Adam (or LBFGS) optimizes the synthesized image itself. The CNN stays frozen; gradients flow through VGG features back to pixels:

def _tf_gram(X):
    """Gram matrix for a (N,C,H,W) TF tensor."""
    num_channels = tf.shape(X)[1]
    n = tf.cast(tf.reduce_prod(tf.shape(X)) // num_channels, tf.float32)
    X_flat = tf.reshape(X, (tf.shape(X)[0], num_channels, -1))
    return tf.matmul(X_flat, tf.transpose(X_flat, (0, 2, 1))) / (
        tf.cast(num_channels, tf.float32) * n)

def train(X, contents_Y, styles_Y, lr, num_epochs, lr_decay_epoch):
    X, styles_Y_gram = get_inits(X, lr, styles_Y)
    # Pre-extract content / style targets ONCE outside the loop and keep them
    # as TF constants so the per-step graph never does host round-trips.
    contents_Y_tf = [tf.constant(np.array(y), dtype=tf.float32)
                     for y in contents_Y]
    styles_Y_gram_tf = [tf.constant(np.array(g), dtype=tf.float32)
                        for g in styles_Y_gram]

    animator = d2l.Animator(xlabel='epoch', ylabel='loss',
                            xlim=[10, num_epochs],
                            legend=['content', 'style', 'TV'],
                            ncols=2, figsize=(7, 2.5))
    # Use TF for gradient computation since VGG features are in TF
    X_tf = tf.Variable(np.array(X))
    tf_optimizer = tf.keras.optimizers.Adam(learning_rate=lr)

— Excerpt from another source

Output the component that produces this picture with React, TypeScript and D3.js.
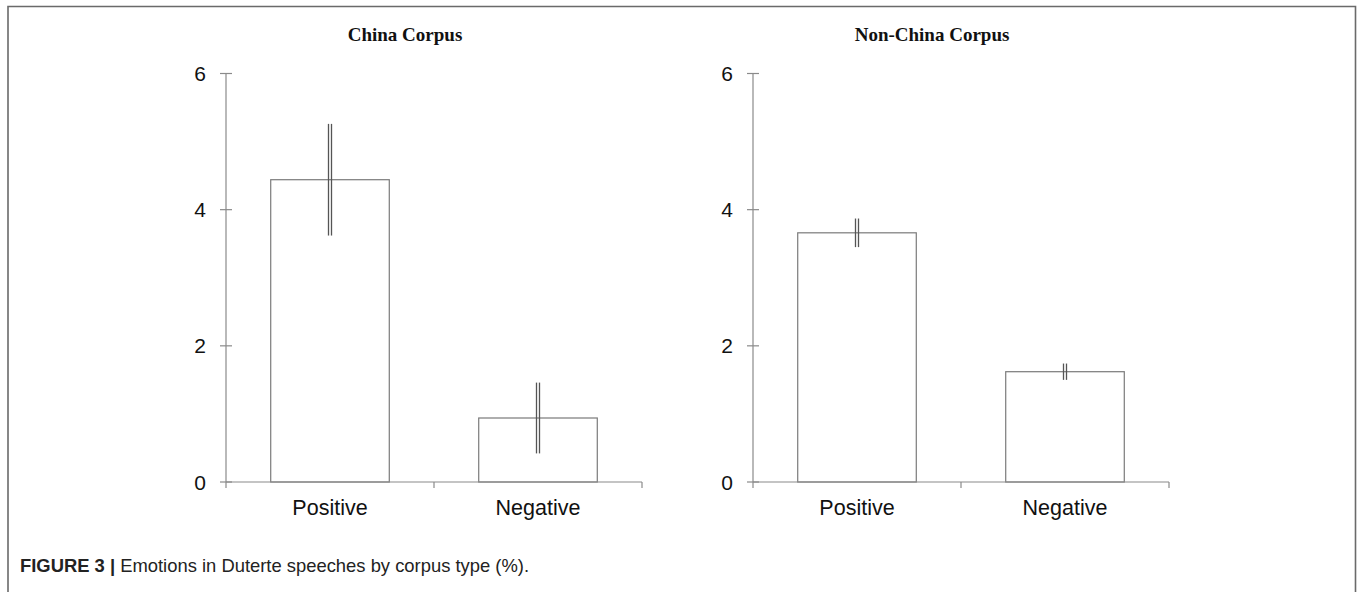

    # Compile a single train_step into a TF graph so the per-step Python
    # overhead (and the per-step TF dispatch) is fused into one graph call.
    @tf.function(reduce_retracing=True)
    def train_step(X_tf):
        with tf.GradientTape() as tape:
            X_vgg = _to_vgg_input(X_tf)
            contents_Y_hat_tf, styles_Y_hat_tf = extract_features(
                X_vgg, content_layers, style_layers)
            contents_l_vec = tf.stack([
                tf.reduce_mean(tf.square(yh - y)) * content_weight
                for yh, y in zip(contents_Y_hat_tf, contents_Y_tf)])
            styles_l_vec = tf.stack([
                tf.reduce_mean(tf.square(_tf_gram(yh) - g)) * style_weight
                for yh, g in zip(styles_Y_hat_tf, styles_Y_gram_tf)])
            tv_l = 0.5 * (
                tf.reduce_mean(tf.abs(X_tf[:, :, 1:, :] - X_tf[:, :, :-1, :]))
                + tf.reduce_mean(tf.abs(X_tf[:, :, :, 1:] - X_tf[:, :, :, :-1]))
            ) * tv_weight
            total_loss = (tf.reduce_sum(contents_l_vec)
                          + tf.reduce_sum(styles_l_vec) + tv_l)
        grads = tape.gradient(total_loss, X_tf)
        tf_optimizer.apply_gradients([(grads, X_tf)])
        return contents_l_vec, styles_l_vec, tv_l

    for epoch in range(num_epochs):
        contents_l_vec, styles_l_vec, tv_l = train_step(X_tf)
        # Learning rate decay
        if (epoch + 1) % lr_decay_epoch == 0:
            scale = 0.8 ** ((epoch + 1) // lr_decay_epoch)
            tf_optimizer.learning_rate.assign(lr * scale)
        if (epoch + 1) % 10 == 0:
            animator.axes[1].imshow(postprocess(
                jnp.array(X_tf.numpy())))
            animator.add(epoch + 1,
                         [float(tf.reduce_sum(contents_l_vec)),
                          float(tf.reduce_sum(styles_l_vec)),
                          float(tv_l)])
    return jnp.array(X_tf.numpy())

Optimization result

After a few hundred iterations, the content layout should remain recognizable while colors and local textures move toward the style image. The three plotted losses are weighted differently, so compare their trends rather than their raw magnitudes:

image_shape = (300, 450)  # PIL Image (h, w)
content_X, contents_Y = get_contents(image_shape)
_, styles_Y = get_styles(image_shape)
output = train(content_X, contents_Y, styles_Y, 0.3, 500, 50)

Recap

  • Style transfer = optimize pixels to minimize a content loss + a Gram-matrix style loss + TV smoothness loss.
  • The CNN is frozen; we backprop into the image, not the weights.
  • Multi-layer style matching is what gives the recognizable texture-on-content look.
  • Modern variants: feedforward style nets (one pass per image), AdaIN, neural style with diffusion models — same idea, faster inference.